Set the lines down again exactly, first line through the line that contains "Y_15_AMP = [0.063, 0.123, 0.161, 0.171, 0.203, 0.203, 0.205]", with no pictures.

- _DATA EXCERPT_:
"""
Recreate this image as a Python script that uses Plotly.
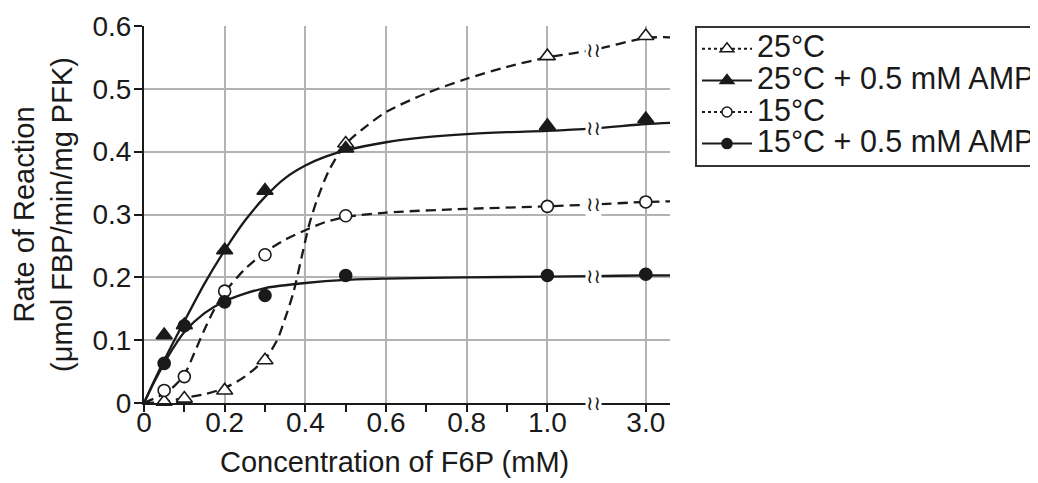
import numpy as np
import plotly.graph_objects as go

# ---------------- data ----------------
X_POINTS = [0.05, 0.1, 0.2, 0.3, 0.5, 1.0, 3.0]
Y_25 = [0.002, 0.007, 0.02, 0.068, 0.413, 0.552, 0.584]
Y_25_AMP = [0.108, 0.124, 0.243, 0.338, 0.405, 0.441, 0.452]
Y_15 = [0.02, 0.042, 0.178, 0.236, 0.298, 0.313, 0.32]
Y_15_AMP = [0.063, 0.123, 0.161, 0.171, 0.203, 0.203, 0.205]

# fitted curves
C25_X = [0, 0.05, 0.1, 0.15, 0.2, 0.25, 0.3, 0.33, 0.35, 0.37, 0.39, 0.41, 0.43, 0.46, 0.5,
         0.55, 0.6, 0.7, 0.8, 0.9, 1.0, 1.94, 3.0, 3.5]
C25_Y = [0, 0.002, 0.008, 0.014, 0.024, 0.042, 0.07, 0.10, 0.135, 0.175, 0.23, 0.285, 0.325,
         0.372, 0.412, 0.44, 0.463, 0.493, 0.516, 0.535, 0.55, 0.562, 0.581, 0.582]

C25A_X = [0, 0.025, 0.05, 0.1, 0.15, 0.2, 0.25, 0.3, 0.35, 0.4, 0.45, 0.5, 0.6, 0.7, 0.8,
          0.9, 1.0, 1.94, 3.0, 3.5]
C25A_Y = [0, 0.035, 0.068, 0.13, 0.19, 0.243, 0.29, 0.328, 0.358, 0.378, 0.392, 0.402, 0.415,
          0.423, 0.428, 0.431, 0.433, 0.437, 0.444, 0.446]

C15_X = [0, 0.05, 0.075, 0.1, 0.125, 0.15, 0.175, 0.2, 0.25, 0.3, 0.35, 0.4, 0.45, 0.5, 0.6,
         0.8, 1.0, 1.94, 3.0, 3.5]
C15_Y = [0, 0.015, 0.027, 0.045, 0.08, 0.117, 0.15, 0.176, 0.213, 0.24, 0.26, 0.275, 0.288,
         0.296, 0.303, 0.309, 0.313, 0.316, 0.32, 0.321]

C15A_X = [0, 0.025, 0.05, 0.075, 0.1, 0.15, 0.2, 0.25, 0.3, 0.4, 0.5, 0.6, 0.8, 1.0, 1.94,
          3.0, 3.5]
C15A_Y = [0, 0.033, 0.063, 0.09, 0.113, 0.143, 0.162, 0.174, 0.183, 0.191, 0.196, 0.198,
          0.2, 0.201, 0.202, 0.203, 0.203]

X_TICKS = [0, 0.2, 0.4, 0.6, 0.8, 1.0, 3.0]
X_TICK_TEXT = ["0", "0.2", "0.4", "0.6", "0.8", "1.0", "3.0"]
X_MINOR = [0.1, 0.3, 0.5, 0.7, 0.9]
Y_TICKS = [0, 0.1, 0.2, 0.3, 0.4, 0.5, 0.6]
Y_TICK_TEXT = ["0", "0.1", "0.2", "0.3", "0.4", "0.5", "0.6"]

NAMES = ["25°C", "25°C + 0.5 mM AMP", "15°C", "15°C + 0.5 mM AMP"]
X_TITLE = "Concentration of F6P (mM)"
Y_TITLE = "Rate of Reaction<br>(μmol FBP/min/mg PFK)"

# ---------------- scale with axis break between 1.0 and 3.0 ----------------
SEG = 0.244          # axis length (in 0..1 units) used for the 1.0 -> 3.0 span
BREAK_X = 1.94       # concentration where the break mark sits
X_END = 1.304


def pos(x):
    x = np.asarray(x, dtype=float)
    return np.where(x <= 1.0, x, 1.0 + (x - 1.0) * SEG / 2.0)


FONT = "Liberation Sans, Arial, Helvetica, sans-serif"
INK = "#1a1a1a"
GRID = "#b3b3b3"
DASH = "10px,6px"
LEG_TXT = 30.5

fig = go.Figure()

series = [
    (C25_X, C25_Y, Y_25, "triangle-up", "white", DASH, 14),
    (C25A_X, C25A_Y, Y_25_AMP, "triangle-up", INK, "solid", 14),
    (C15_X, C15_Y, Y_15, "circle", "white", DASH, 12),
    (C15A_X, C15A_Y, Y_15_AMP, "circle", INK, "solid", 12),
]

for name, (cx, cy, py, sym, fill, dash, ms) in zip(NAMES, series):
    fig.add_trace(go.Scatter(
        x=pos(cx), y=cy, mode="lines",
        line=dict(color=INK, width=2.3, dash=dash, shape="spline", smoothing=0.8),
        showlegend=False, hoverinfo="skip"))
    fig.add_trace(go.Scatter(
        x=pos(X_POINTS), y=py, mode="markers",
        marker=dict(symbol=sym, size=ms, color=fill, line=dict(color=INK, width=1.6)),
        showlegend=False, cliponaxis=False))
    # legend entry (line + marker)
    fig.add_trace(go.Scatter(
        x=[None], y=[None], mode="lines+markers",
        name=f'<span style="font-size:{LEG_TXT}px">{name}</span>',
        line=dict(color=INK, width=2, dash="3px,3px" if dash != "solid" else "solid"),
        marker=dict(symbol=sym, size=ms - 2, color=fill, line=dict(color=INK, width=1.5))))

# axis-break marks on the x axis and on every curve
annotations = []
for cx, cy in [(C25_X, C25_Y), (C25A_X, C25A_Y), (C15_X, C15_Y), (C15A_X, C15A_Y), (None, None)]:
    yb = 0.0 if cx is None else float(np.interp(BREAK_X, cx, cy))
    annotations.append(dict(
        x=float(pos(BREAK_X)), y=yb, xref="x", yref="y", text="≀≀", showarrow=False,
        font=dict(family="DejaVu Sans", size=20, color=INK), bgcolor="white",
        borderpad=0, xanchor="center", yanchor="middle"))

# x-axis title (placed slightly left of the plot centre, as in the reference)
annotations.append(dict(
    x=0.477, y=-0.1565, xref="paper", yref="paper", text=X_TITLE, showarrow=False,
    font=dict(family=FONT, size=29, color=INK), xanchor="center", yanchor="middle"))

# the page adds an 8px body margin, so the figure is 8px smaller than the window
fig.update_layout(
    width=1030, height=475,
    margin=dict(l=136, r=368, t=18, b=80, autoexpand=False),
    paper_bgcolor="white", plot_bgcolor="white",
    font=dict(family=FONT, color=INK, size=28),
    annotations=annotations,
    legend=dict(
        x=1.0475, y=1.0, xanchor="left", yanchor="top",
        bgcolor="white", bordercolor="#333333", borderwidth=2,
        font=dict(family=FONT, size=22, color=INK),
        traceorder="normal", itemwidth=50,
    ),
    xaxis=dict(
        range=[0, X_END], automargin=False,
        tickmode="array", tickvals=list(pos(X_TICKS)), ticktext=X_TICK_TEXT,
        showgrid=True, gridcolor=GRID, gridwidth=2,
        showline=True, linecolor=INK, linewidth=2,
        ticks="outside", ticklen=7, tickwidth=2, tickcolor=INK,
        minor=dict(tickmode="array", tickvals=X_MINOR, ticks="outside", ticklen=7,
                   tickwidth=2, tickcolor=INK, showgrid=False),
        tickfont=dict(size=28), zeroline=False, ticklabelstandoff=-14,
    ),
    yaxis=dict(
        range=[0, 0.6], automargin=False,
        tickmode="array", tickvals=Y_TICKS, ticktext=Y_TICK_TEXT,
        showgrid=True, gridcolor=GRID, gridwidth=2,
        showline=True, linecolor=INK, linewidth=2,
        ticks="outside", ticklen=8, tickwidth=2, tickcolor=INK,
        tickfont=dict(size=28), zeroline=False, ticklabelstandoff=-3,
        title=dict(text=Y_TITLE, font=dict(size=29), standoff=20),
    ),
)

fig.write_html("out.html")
"""
- _OUTPUT OF THE EXERCISE_:
Recreate this image as a Python script that uses Plotly.
import numpy as np
import plotly.graph_objects as go

# ---------------- data ----------------
X_POINTS = [0.05, 0.1, 0.2, 0.3, 0.5, 1.0, 3.0]
Y_25 = [0.002, 0.007, 0.02, 0.068, 0.413, 0.552, 0.584]
Y_25_AMP = [0.108, 0.124, 0.243, 0.338, 0.405, 0.441, 0.452]
Y_15 = [0.02, 0.042, 0.178, 0.236, 0.298, 0.313, 0.32]
Y_15_AMP = [0.063, 0.123, 0.161, 0.171, 0.203, 0.203, 0.205]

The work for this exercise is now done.